* **Information shown**
──────────
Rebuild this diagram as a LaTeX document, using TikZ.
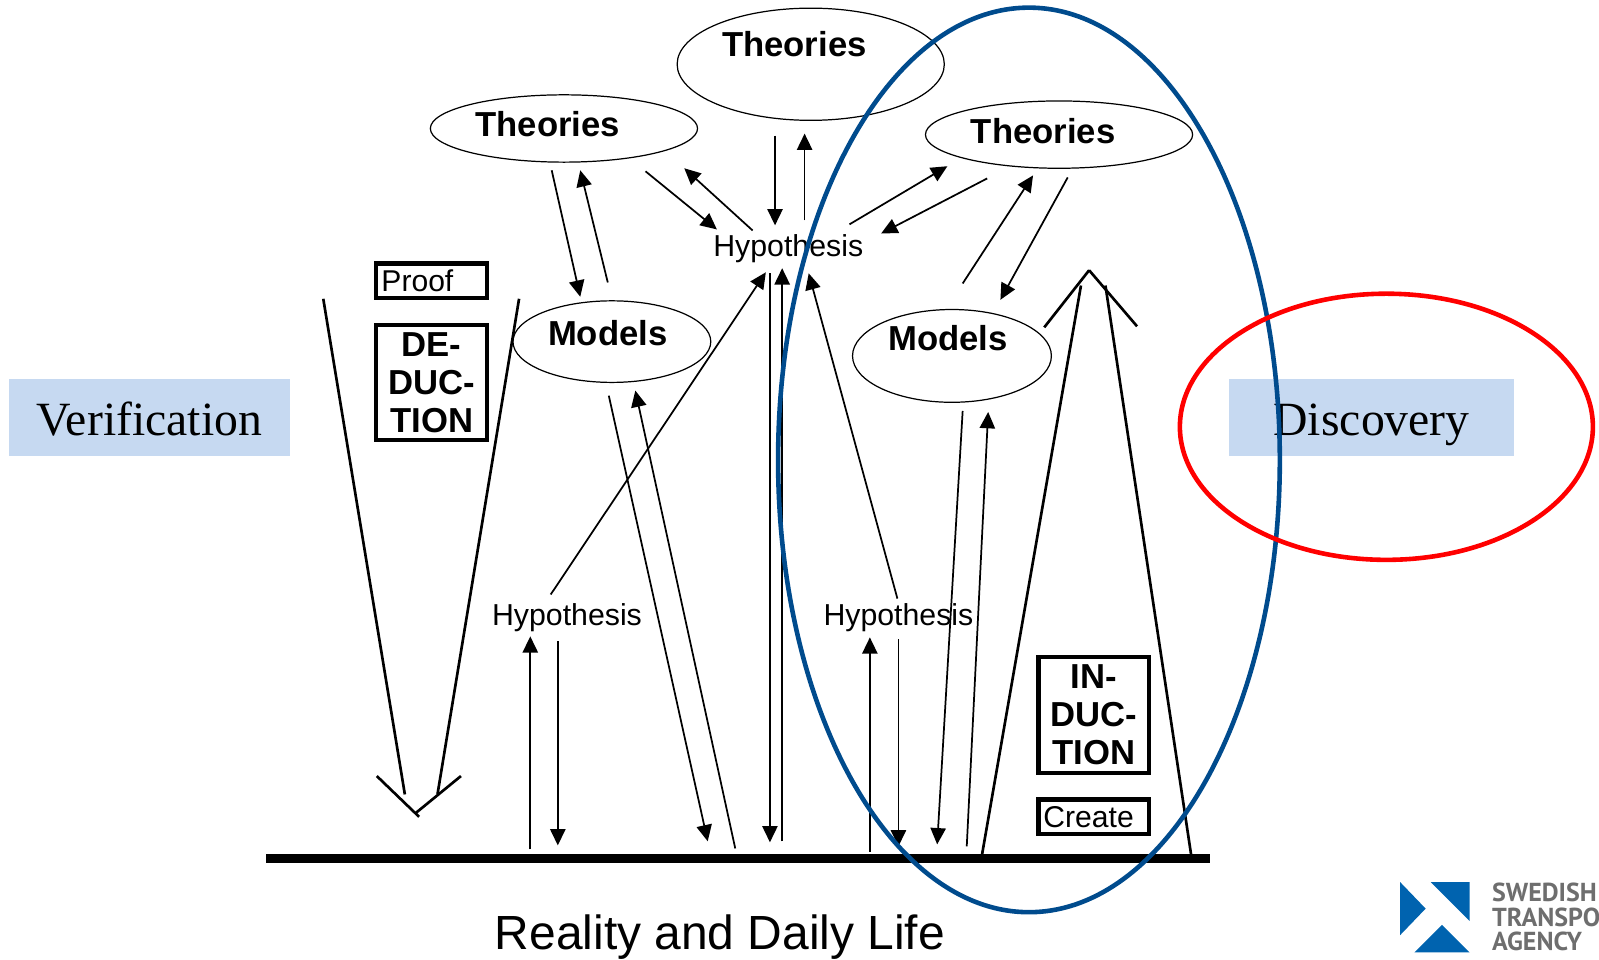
\documentclass[tikz,border=0pt]{standalone}
\usepackage{fontspec}
\setmainfont{Liberation Sans}
\newfontfamily\serifface{Liberation Serif}
\newfontfamily\logoface{PT Sans}
\usetikzlibrary{positioning, arrows.meta, shapes.geometric}

\definecolor{boxblue}{HTML}{C6D9F1}
\definecolor{ringblue}{HTML}{004B8D}
\definecolor{logoblue}{HTML}{0063AF}
\definecolor{logogray}{HTML}{6E6E6E}

\begin{document}
\begin{tikzpicture}[
    x=1pt, y=-1pt,
    >={Triangle[length=16pt,width=15pt]},
    blob/.style={ellipse, draw, line width=1.2pt, inner sep=0pt},
    title/.style={font=\fontsize{34}{37}\selectfont\bfseries, inner sep=0pt},
    hypo/.style={font=\fontsize{29.7}{32}\selectfont, inner sep=0pt},
    tagbox/.style={rectangle, draw, line width=4.2pt, minimum width=108.5pt, align=center, inner sep=0pt,
        font=\fontsize{34}{37}\selectfont\bfseries},
    notebox/.style={rectangle, draw, line width=4.2pt, text width=98.5pt, minimum height=34pt, align=left, inner sep=5pt,
        font=\fontsize{29.5}{32}\selectfont},
    sidebox/.style={rectangle, fill=boxblue, minimum height=75pt, inner sep=0pt, text height=40pt, text depth=5pt,
        font=\fontsize{46.8}{50}\selectfont\serifface},
    arrow/.style={->, line width=1.7pt},
    thickline/.style={line width=2.6pt}
]
\useasboundingbox (0,0) rectangle (1568,941);

% Side labels
\node[sidebox, minimum width=275pt] (verify) at (146.5,409.5) {Verification};
\node[sidebox, minimum width=280pt] (discover) at (1345,409.5) {Discovery};

% Theories and models
\node[blob, minimum width=262pt, minimum height=110pt] (thTop) at (795,63) {};
\node[blob, minimum width=262pt, minimum height=66pt] (thLeft) at (553,126) {};
\node[blob, minimum width=262pt, minimum height=66pt] (thRight) at (1038.5,132) {};
\node[blob, minimum width=194pt, minimum height=80pt] (mLeft) at (600,335) {};
\node[blob, minimum width=195pt, minimum height=91pt] (mRight) at (933.5,349) {};

\node[title] (thTopText) at (779,43) {Theories};
\node[title] (thLeftText) at (537,122) {Theories};
\node[title] (thRightText) at (1023,128.5) {Theories};
\node[title] (mLeftText) at (596,327) {Models};
\node[title] (mRightText) at (929.5,332) {Models};

% Hypotheses
\node[hypo] (hypTop) at (773,243.5) {Hypothesis};
\node[hypo] (hypLeft) at (556,605.5) {Hypothesis};
\node[hypo] (hypRight) at (881,605.5) {Hypothesis};

% Boxes
\node[notebox] (proof) at (423.3,275.5) {Proof};
\node[tagbox, below=22pt of proof, minimum height=113pt] (deduct) {DE-\\DUC-\\TION};
\node[tagbox, minimum height=114pt] (induct) at (1072.5,701) {IN-\\DUC-\\TION};
\node[notebox] (create) at (1072.5,801) {Create};

% Arrow ends
\coordinate (a1) at (541,167);  \coordinate (b1) at (569,291);
\coordinate (a2) at (596,277);  \coordinate (b2) at (569,167);
\coordinate (a3) at (633,168);  \coordinate (b3) at (703,225);
\coordinate (a4) at (738,226);  \coordinate (b4) at (671,165);
\coordinate (a5) at (760,133);  \coordinate (b5) at (760,221);
\coordinate (a6) at (789,216);  \coordinate (b6) at (789,131);
\coordinate (a7) at (833,220);  \coordinate (b7) at (929,163);
\coordinate (a8) at (968,175);  \coordinate (b8) at (864,229);
\coordinate (a9) at (944,278);  \coordinate (b9) at (1013,172);
\coordinate (a10) at (1047,174); \coordinate (b10) at (981,294);
\coordinate (a11) at (540,583); \coordinate (b11) at (751,267);
\coordinate (a12) at (880,587); \coordinate (b12) at (793,268);
\coordinate (a13) at (767,825); \coordinate (b13) at (767,263);
\coordinate (a14) at (755,268); \coordinate (b14) at (755,826);
\coordinate (a15) at (597,388); \coordinate (b15) at (694,825);
\coordinate (a16) at (721,832); \coordinate (b16) at (623,383);
\coordinate (a17) at (944,403); \coordinate (b17) at (919,828);
\coordinate (a18) at (948,830); \coordinate (b18) at (969,404);
\coordinate (a19) at (520,833); \coordinate (b19) at (520,624);
\coordinate (a20) at (547,629); \coordinate (b20) at (547,829);
\coordinate (a21) at (853,835); \coordinate (b21) at (853,625);
\coordinate (a22) at (881,627); \coordinate (b22) at (881,830);

% Thin arrows
\foreach \i in {1,...,22}
    \draw[arrow] (a\i) -- (b\i);

% Deduction shaft and head
\coordinate (dedL) at (317,293);  \coordinate (dedLb) at (397,779);
\coordinate (dedR) at (509,293);  \coordinate (dedRb) at (429,779);
\coordinate (dedTipL) at (411,801); \coordinate (dedTipR) at (408,797);
\coordinate (dedWL) at (369.5,761); \coordinate (dedWR) at (452,761);
\draw[thickline] (dedL) -- (dedLb);
\draw[thickline] (dedR) -- (dedRb);
\draw[thickline] (dedWL) -- (dedTipL);
\draw[thickline] (dedWR) -- (dedTipR);

% Induction shaft and head
\coordinate (indL) at (963,838);  \coordinate (indLt) at (1060,280);
\coordinate (indR) at (1168,838); \coordinate (indRt) at (1084,280);
\coordinate (indTip) at (1068,265);
\coordinate (indWL) at (1024,321); \coordinate (indWR) at (1115,320);
\draw[thickline] (indL) -- (indLt);
\draw[thickline] (indR) -- (indRt);
\draw[thickline] (indWL) -- (indTip);
\draw[thickline] (indWR) -- (indTip);

% Ground
\coordinate (groundL) at (261,841.8);
\coordinate (groundR) at (1187,841.8);
\draw[line width=9pt] (groundL) -- (groundR);
\node[inner sep=0pt, font=\fontsize{47}{51}\selectfont] (reality) at (706,919) {Reality and Daily Life};

% Logo
\fill[logoblue] (1373,865) -- (1398,891) -- (1373,917) -- cycle;
\fill[logoblue] (1403,865) -- (1441,865) -- (1441,903) -- cycle;
\fill[logoblue] (1414,907) -- (1441,934) -- (1387,934) -- cycle;
\node[anchor=north west, inner sep=0pt, align=left, text=logogray,
    font=\fontsize{25.5}{24}\selectfont\logoface\bfseries] (agency) at (1463,866) {SWEDISH\\TRANSPO\\AGENCY};

% Rings
\node[ellipse, draw=ringblue, line width=4.5pt, minimum width=492pt, minimum height=887pt, inner sep=0pt] (ringBlue) at (1009,451) {};
\node[ellipse, draw=red, line width=4.5pt, minimum width=405pt, minimum height=261pt, inner sep=0pt] (ringRed) at (1359.5,418.5) {};

\end{tikzpicture}
\end{document}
──────────
* **Exercise goal**
Reproduce the data word for word, excluding its pictures.

* **Output of the task**
Rebuild this diagram as a LaTeX document, using TikZ.
\documentclass[tikz,border=0pt]{standalone}
\usepackage{fontspec}
\setmainfont{Liberation Sans}
\newfontfamily\serifface{Liberation Serif}
\newfontfamily\logoface{PT Sans}
\usetikzlibrary{positioning, arrows.meta, shapes.geometric}

\definecolor{boxblue}{HTML}{C6D9F1}
\definecolor{ringblue}{HTML}{004B8D}
\definecolor{logoblue}{HTML}{0063AF}
\definecolor{logogray}{HTML}{6E6E6E}

\begin{document}
\begin{tikzpicture}[
    x=1pt, y=-1pt,
    >={Triangle[length=16pt,width=15pt]},
    blob/.style={ellipse, draw, line width=1.2pt, inner sep=0pt},
    title/.style={font=\fontsize{34}{37}\selectfont\bfseries, inner sep=0pt},
    hypo/.style={font=\fontsize{29.7}{32}\selectfont, inner sep=0pt},
    tagbox/.style={rectangle, draw, line width=4.2pt, minimum width=108.5pt, align=center, inner sep=0pt,
        font=\fontsize{34}{37}\selectfont\bfseries},
    notebox/.style={rectangle, draw, line width=4.2pt, text width=98.5pt, minimum height=34pt, align=left, inner sep=5pt,
        font=\fontsize{29.5}{32}\selectfont},
    sidebox/.style={rectangle, fill=boxblue, minimum height=75pt, inner sep=0pt, text height=40pt, text depth=5pt,
        font=\fontsize{46.8}{50}\selectfont\serifface},
    arrow/.style={->, line width=1.7pt},
    thickline/.style={line width=2.6pt}
]
\useasboundingbox (0,0) rectangle (1568,941);

% Side labels
\node[sidebox, minimum width=275pt] (verify) at (146.5,409.5) {Verification};
\node[sidebox, minimum width=280pt] (discover) at (1345,409.5) {Discovery};

% Theories and models
\node[blob, minimum width=262pt, minimum height=110pt] (thTop) at (795,63) {};
\node[blob, minimum width=262pt, minimum height=66pt] (thLeft) at (553,126) {};
\node[blob, minimum width=262pt, minimum height=66pt] (thRight) at (1038.5,132) {};
\node[blob, minimum width=194pt, minimum height=80pt] (mLeft) at (600,335) {};
\node[blob, minimum width=195pt, minimum height=91pt] (mRight) at (933.5,349) {};

\node[title] (thTopText) at (779,43) {Theories};
\node[title] (thLeftText) at (537,122) {Theories};
\node[title] (thRightText) at (1023,128.5) {Theories};
\node[title] (mLeftText) at (596,327) {Models};
\node[title] (mRightText) at (929.5,332) {Models};

% Hypotheses
\node[hypo] (hypTop) at (773,243.5) {Hypothesis};
\node[hypo] (hypLeft) at (556,605.5) {Hypothesis};
\node[hypo] (hypRight) at (881,605.5) {Hypothesis};

% Boxes
\node[notebox] (proof) at (423.3,275.5) {Proof};
\node[tagbox, below=22pt of proof, minimum height=113pt] (deduct) {DE-\\DUC-\\TION};
\node[tagbox, minimum height=114pt] (induct) at (1072.5,701) {IN-\\DUC-\\TION};
\node[notebox] (create) at (1072.5,801) {Create};

% Arrow ends
\coordinate (a1) at (541,167);  \coordinate (b1) at (569,291);
\coordinate (a2) at (596,277);  \coordinate (b2) at (569,167);
\coordinate (a3) at (633,168);  \coordinate (b3) at (703,225);
\coordinate (a4) at (738,226);  \coordinate (b4) at (671,165);
\coordinate (a5) at (760,133);  \coordinate (b5) at (760,221);
\coordinate (a6) at (789,216);  \coordinate (b6) at (789,131);
\coordinate (a7) at (833,220);  \coordinate (b7) at (929,163);
\coordinate (a8) at (968,175);  \coordinate (b8) at (864,229);
\coordinate (a9) at (944,278);  \coordinate (b9) at (1013,172);
\coordinate (a10) at (1047,174); \coordinate (b10) at (981,294);
\coordinate (a11) at (540,583); \coordinate (b11) at (751,267);
\coordinate (a12) at (880,587); \coordinate (b12) at (793,268);
\coordinate (a13) at (767,825); \coordinate (b13) at (767,263);
\coordinate (a14) at (755,268); \coordinate (b14) at (755,826);
\coordinate (a15) at (597,388); \coordinate (b15) at (694,825);
\coordinate (a16) at (721,832); \coordinate (b16) at (623,383);
\coordinate (a17) at (944,403); \coordinate (b17) at (919,828);
\coordinate (a18) at (948,830); \coordinate (b18) at (969,404);
\coordinate (a19) at (520,833); \coordinate (b19) at (520,624);
\coordinate (a20) at (547,629); \coordinate (b20) at (547,829);
\coordinate (a21) at (853,835); \coordinate (b21) at (853,625);
\coordinate (a22) at (881,627); \coordinate (b22) at (881,830);

% Thin arrows
\foreach \i in {1,...,22}
    \draw[arrow] (a\i) -- (b\i);

% Deduction shaft and head
\coordinate (dedL) at (317,293);  \coordinate (dedLb) at (397,779);
\coordinate (dedR) at (509,293);  \coordinate (dedRb) at (429,779);
\coordinate (dedTipL) at (411,801); \coordinate (dedTipR) at (408,797);
\coordinate (dedWL) at (369.5,761); \coordinate (dedWR) at (452,761);
\draw[thickline] (dedL) -- (dedLb);
\draw[thickline] (dedR) -- (dedRb);
\draw[thickline] (dedWL) -- (dedTipL);
\draw[thickline] (dedWR) -- (dedTipR);

% Induction shaft and head
\coordinate (indL) at (963,838);  \coordinate (indLt) at (1060,280);
\coordinate (indR) at (1168,838); \coordinate (indRt) at (1084,280);
\coordinate (indTip) at (1068,265);
\coordinate (indWL) at (1024,321); \coordinate (indWR) at (1115,320);
\draw[thickline] (indL) -- (indLt);
\draw[thickline] (indR) -- (indRt);
\draw[thickline] (indWL) -- (indTip);
\draw[thickline] (indWR) -- (indTip);

% Ground
\coordinate (groundL) at (261,841.8);
\coordinate (groundR) at (1187,841.8);
\draw[line width=9pt] (groundL) -- (groundR);
\node[inner sep=0pt, font=\fontsize{47}{51}\selectfont] (reality) at (706,919) {Reality and Daily Life};

% Logo
\fill[logoblue] (1373,865) -- (1398,891) -- (1373,917) -- cycle;
\fill[logoblue] (1403,865) -- (1441,865) -- (1441,903) -- cycle;
\fill[logoblue] (1414,907) -- (1441,934) -- (1387,934) -- cycle;
\node[anchor=north west, inner sep=0pt, align=left, text=logogray,
    font=\fontsize{25.5}{24}\selectfont\logoface\bfseries] (agency) at (1463,866) {SWEDISH\\TRANSPO\\AGENCY};

% Rings
\node[ellipse, draw=ringblue, line width=4.5pt, minimum width=492pt, minimum height=887pt, inner sep=0pt] (ringBlue) at (1009,451) {};
\node[ellipse, draw=red, line width=4.5pt, minimum width=405pt, minimum height=261pt, inner sep=0pt] (ringRed) at (1359.5,418.5) {};

\end{tikzpicture}
\end{document}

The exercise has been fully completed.